Laurent THIEULLE

Débat public sur l’Europe : un constat amer

Une des mobilisations des militants d'Attac. (©Attac)
Une des mobilisations des militants d'Attac. (©Attac)

Un constat amer. C’est ce qu’on retiendra du débat du 5 avril organisé par ATTAC Pays Basque sur les questions européennes. L’ensemble des participants avaient à peu de choses près le même ressenti sur les divers dysfonctionnements et le constat de la mécanique implacable de la construction européenne autour de ces 4 piliers (libre circulation des biens, des services, des personnes et des capitaux), et des traités qui supplantent les législations nationales.

Une quarantaine de personnes s’étaient donc réunies le 5 avril 2019 à la Maison pour Tous d’Anglet à l’appel d’ATTAC Pays Basque et avec un référent de choix : Frédéric Viale, juriste, auteur d’ouvrages contre les traités transnationaux (Le manifeste contre les accords transatlantiques, éd. Erick Bonnier, et récemment de La gauche à l’épreuve de l’Union européenne, ed° le Croquant) invité en tant qu’expert sur le fonctionnement de l’Union Européenne. Outre les informations échangées, nous retiendrons la qualité de ce débat et l’investissement de tous et la qualité d’écoute remarquable qu’il y aura eu durant ce débat : les participants étaient venus pour profiter de ce lieu d’expression, mais aussi pour écouter et comprendre. C’est une réussite majeure pour les organisateurs.

Premier constat, les réussites européennes qui font l’unanimité sont rares et à chaque fois accompagnées de déceptions :

– Erasmus, mais avec l’expatriation des étudiants qui n’est pas toujours choisie mais imposée par des systèmes éducatifs nationaux défaillants.

– la paix en Europe, mais qui est remplacée par une concurrence économique féroce et une guerre externalisée dans les autres continents.

– la protection de l’environnement, mais avec l’incapacité de l’Europe de gérer les problèmes de dérèglement climatique ni de tenir ses engagements suite aux différentes COP Climat.

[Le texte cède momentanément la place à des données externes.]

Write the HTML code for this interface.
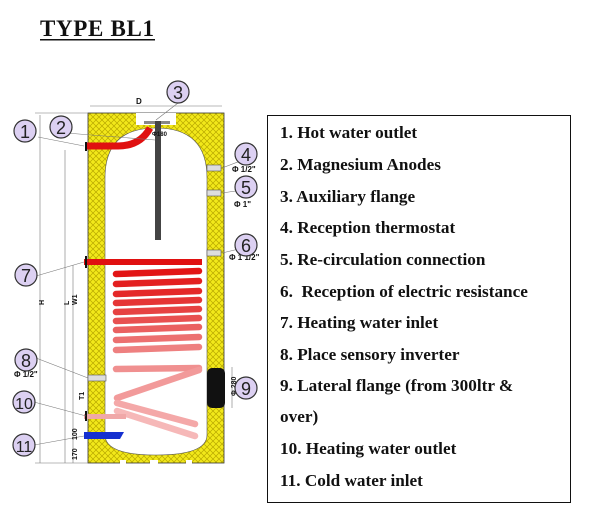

– la libre circulation des personnes, mais avec le scandale des travailleurs détachés, et le retour aux réflexes communautaires et nationalistes.

Inversement, la liste des dysfonctionnements européens ressemble à un inventaire à la Prévert. Là encore, il n’y a pas eu de désaccords profonds durant le débat, mais un consensus pour mettre en évidence les carences européennes sur la quasi totalité des domaines dans lesquels elle intervient : économie, finance, commerce, budget, agriculture, droits de l’homme, lutte contre la fraude, développement et coopération, politique étrangère, etc.

Des souhaits pour une Europe meilleure, bienveillante, source de partage et communautaire, qui protège les faibles et encouragent les projets positifs, qui garantit un avenir aux générations futures, il en a été fait de très nombreux. Mais si on exclut le scandale des privatisations qui sont de la seule responsabilité de l’Etat français, tous ces souhaits resteront lettre morte dans le fonctionnement actuel de l’Europe, de la cinquantaine d’accords de libre-échange déjà signés et des règles constitutionnelles qui placent ces accords au-dessus du droit national des pays adhérents. Cela veut dire que les intérêts des entreprises priment tout : le droit social, le droit fiscal, le droit de l’environnement, la santé…

Des pistes pour essayer de changer l’Europe de l’intérieur ont été évoquées et trois options se dessinent :

– jouer le rapport de force en supprimant le titre XV de notre constitution qui met le droit européen au-dessus du droit français, et mener une fronde interne à l’Union Européenne, afin d’imposer une Europe sociale et surtout indépendante du néolibéralisme internationalisé ;

– rompre avec les traités, sans que cela implique une sortie unilatérale immédiate, tout en prenant des mesures unilatérales (contrôle des capitaux, contrôle de la banque centrale), ce qui permettrait d’installer un rapport de force avec nos partenaires et refonder une autre Europe sur une base démocratique et sociale ;

– se lancer immédiatement dans une sortie unilatérale de l’Union européenne, à l’image du Royaume Uni, sachant que cette option serait difficile (voir ce qui se passe avec le Brexit) et définitive.

Nous laisserons à chacun le soin de se faire une opinion sur ces trois options, le but de ce débat n’étant pas de convaincre mais de libérer une parole populaire trop rarement entendue, et surtout de donner à chacun les informations permettant de se construire une opinion. Inversement, dans chacune des trois options qui ressortent de ce débat, il apparaît primordial d’aller voter pour permettre d’avoir un Parlement à l’image de nos vœux : aucune de ces trois options n’a de chance de voir le jour sans des députés à notre image.